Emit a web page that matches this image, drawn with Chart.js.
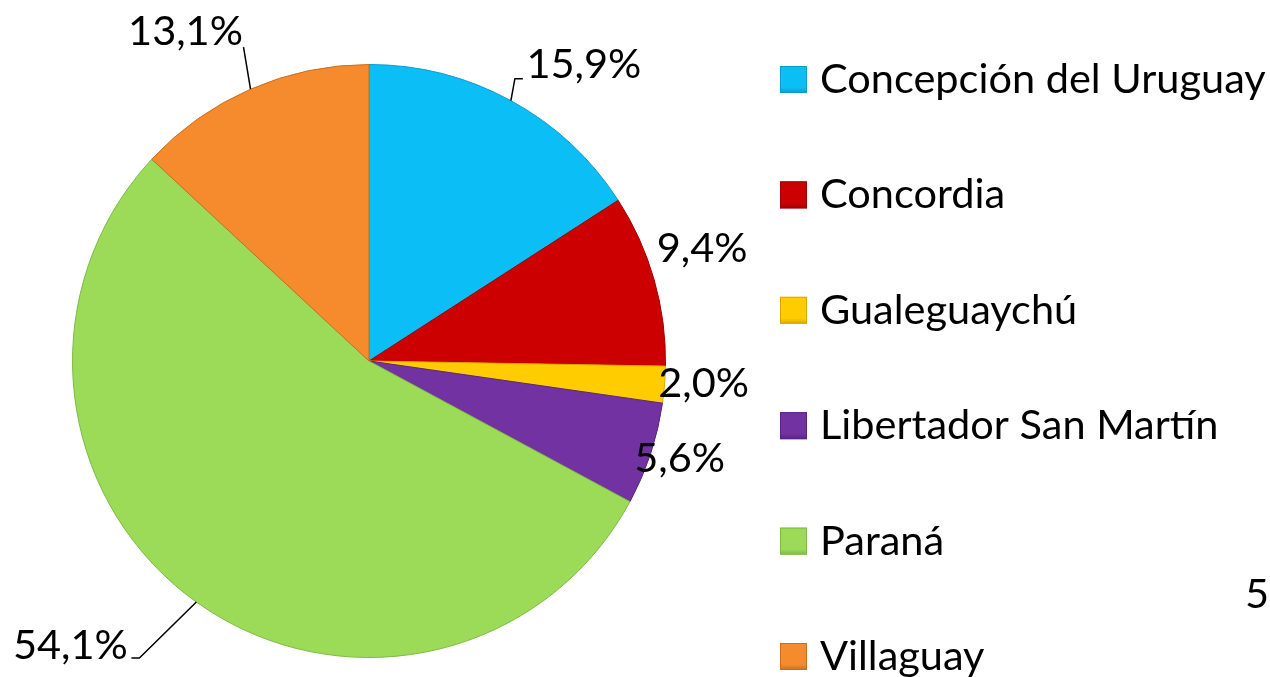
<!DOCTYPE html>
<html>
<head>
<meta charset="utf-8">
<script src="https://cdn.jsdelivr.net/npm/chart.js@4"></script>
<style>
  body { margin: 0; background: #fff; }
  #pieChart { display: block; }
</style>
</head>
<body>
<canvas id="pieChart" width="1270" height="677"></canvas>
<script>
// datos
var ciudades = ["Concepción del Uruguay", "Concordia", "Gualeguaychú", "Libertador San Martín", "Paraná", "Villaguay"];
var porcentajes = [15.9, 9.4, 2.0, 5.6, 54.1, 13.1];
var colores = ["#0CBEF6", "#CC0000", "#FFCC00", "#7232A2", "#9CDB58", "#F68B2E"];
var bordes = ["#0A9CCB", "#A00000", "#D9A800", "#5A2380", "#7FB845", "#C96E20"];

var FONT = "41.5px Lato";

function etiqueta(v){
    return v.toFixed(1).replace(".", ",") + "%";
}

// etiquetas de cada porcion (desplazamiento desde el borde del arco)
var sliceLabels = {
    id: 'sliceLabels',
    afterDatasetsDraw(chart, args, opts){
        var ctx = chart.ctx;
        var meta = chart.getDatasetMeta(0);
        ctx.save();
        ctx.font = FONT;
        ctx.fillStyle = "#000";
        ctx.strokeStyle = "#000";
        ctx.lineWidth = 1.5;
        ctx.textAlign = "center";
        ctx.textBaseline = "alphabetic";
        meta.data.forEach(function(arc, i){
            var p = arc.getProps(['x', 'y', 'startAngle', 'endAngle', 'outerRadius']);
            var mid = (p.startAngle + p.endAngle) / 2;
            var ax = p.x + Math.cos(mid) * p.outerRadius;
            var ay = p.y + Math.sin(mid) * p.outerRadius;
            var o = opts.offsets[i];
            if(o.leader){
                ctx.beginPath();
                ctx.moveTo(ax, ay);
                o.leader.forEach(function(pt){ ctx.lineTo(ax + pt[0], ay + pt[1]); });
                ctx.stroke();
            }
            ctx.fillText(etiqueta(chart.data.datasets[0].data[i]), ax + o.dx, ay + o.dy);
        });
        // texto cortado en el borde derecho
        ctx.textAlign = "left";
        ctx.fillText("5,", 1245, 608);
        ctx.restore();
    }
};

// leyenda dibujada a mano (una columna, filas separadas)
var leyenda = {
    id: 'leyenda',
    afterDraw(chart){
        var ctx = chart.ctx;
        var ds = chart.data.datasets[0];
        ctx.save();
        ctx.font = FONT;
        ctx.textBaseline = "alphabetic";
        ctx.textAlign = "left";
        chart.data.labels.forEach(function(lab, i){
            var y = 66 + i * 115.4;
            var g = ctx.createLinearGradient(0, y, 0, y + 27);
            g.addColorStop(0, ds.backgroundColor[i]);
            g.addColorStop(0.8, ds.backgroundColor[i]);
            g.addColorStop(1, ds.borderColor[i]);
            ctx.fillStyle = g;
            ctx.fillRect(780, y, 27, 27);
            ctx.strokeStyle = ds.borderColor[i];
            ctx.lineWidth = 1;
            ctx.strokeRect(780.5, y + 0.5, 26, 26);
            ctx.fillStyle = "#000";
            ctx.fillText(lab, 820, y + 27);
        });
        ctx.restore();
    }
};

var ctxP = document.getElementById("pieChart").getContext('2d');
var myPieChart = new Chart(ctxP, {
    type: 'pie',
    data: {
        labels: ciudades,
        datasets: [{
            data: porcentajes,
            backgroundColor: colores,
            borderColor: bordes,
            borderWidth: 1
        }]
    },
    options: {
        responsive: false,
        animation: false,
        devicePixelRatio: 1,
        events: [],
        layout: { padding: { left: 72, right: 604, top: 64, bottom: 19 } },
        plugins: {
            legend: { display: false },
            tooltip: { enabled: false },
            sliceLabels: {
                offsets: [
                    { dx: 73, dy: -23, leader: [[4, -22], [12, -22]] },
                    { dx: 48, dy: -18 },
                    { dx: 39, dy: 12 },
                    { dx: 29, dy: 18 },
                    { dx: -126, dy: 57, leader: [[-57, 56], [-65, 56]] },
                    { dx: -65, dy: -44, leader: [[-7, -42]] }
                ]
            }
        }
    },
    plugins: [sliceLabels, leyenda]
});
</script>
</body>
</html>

WRITTEN EXERCISE:
Return each line exactly as written. Any picture gets left out.

TASK SOLUTION:
Emit a web page that matches this image, drawn with Chart.js.
<!DOCTYPE html>
<html>
<head>
<meta charset="utf-8">
<script src="https://cdn.jsdelivr.net/npm/chart.js@4"></script>
<style>
  body { margin: 0; background: #fff; }
  #pieChart { display: block; }
</style>
</head>
<body>
<canvas id="pieChart" width="1270" height="677"></canvas>
<script>
// datos
var ciudades = ["Concepción del Uruguay", "Concordia", "Gualeguaychú", "Libertador San Martín", "Paraná", "Villaguay"];
var porcentajes = [15.9, 9.4, 2.0, 5.6, 54.1, 13.1];
var colores = ["#0CBEF6", "#CC0000", "#FFCC00", "#7232A2", "#9CDB58", "#F68B2E"];
var bordes = ["#0A9CCB", "#A00000", "#D9A800", "#5A2380", "#7FB845", "#C96E20"];

var FONT = "41.5px Lato";

function etiqueta(v){
    return v.toFixed(1).replace(".", ",") + "%";
}

// etiquetas de cada porcion (desplazamiento desde el borde del arco)
var sliceLabels = {
    id: 'sliceLabels',
    afterDatasetsDraw(chart, args, opts){
        var ctx = chart.ctx;
        var meta = chart.getDatasetMeta(0);
        ctx.save();
        ctx.font = FONT;
        ctx.fillStyle = "#000";
        ctx.strokeStyle = "#000";
        ctx.lineWidth = 1.5;
        ctx.textAlign = "center";
        ctx.textBaseline = "alphabetic";
        meta.data.forEach(function(arc, i){
            var p = arc.getProps(['x', 'y', 'startAngle', 'endAngle', 'outerRadius']);
            var mid = (p.startAngle + p.endAngle) / 2;
            var ax = p.x + Math.cos(mid) * p.outerRadius;
            var ay = p.y + Math.sin(mid) * p.outerRadius;
            var o = opts.offsets[i];
            if(o.leader){
                ctx.beginPath();
                ctx.moveTo(ax, ay);
                o.leader.forEach(function(pt){ ctx.lineTo(ax + pt[0], ay + pt[1]); });
                ctx.stroke();
            }
            ctx.fillText(etiqueta(chart.data.datasets[0].data[i]), ax + o.dx, ay + o.dy);
        });
        // texto cortado en el borde derecho
        ctx.textAlign = "left";
        ctx.fillText("5,", 1245, 608);
        ctx.restore();
    }
};

// leyenda dibujada a mano (una columna, filas separadas)
var leyenda = {
    id: 'leyenda',
    afterDraw(chart){
        var ctx = chart.ctx;
        var ds = chart.data.datasets[0];
        ctx.save();
        ctx.font = FONT;
        ctx.textBaseline = "alphabetic";
        ctx.textAlign = "left";
        chart.data.labels.forEach(function(lab, i){
            var y = 66 + i * 115.4;
            var g = ctx.createLinearGradient(0, y, 0, y + 27);
            g.addColorStop(0, ds.backgroundColor[i]);
            g.addColorStop(0.8, ds.backgroundColor[i]);
            g.addColorStop(1, ds.borderColor[i]);
            ctx.fillStyle = g;
            ctx.fillRect(780, y, 27, 27);
            ctx.strokeStyle = ds.borderColor[i];
            ctx.lineWidth = 1;
            ctx.strokeRect(780.5, y + 0.5, 26, 26);
            ctx.fillStyle = "#000";
            ctx.fillText(lab, 820, y + 27);
        });
        ctx.restore();
    }
};

var ctxP = document.getElementById("pieChart").getContext('2d');
var myPieChart = new Chart(ctxP, {
    type: 'pie',
    data: {
        labels: ciudades,
        datasets: [{
            data: porcentajes,
            backgroundColor: colores,
            borderColor: bordes,
            borderWidth: 1
        }]
    },
    options: {
        responsive: false,
        animation: false,
        devicePixelRatio: 1,
        events: [],
        layout: { padding: { left: 72, right: 604, top: 64, bottom: 19 } },
        plugins: {
            legend: { display: false },
            tooltip: { enabled: false },
            sliceLabels: {
                offsets: [
                    { dx: 73, dy: -23, leader: [[4, -22], [12, -22]] },
                    { dx: 48, dy: -18 },
                    { dx: 39, dy: 12 },
                    { dx: 29, dy: 18 },
                    { dx: -126, dy: 57, leader: [[-57, 56], [-65, 56]] },
                    { dx: -65, dy: -44, leader: [[-7, -42]] }
                ]
            }
        }
    },
    plugins: [sliceLabels, leyenda]
});
</script>
</body>
</html>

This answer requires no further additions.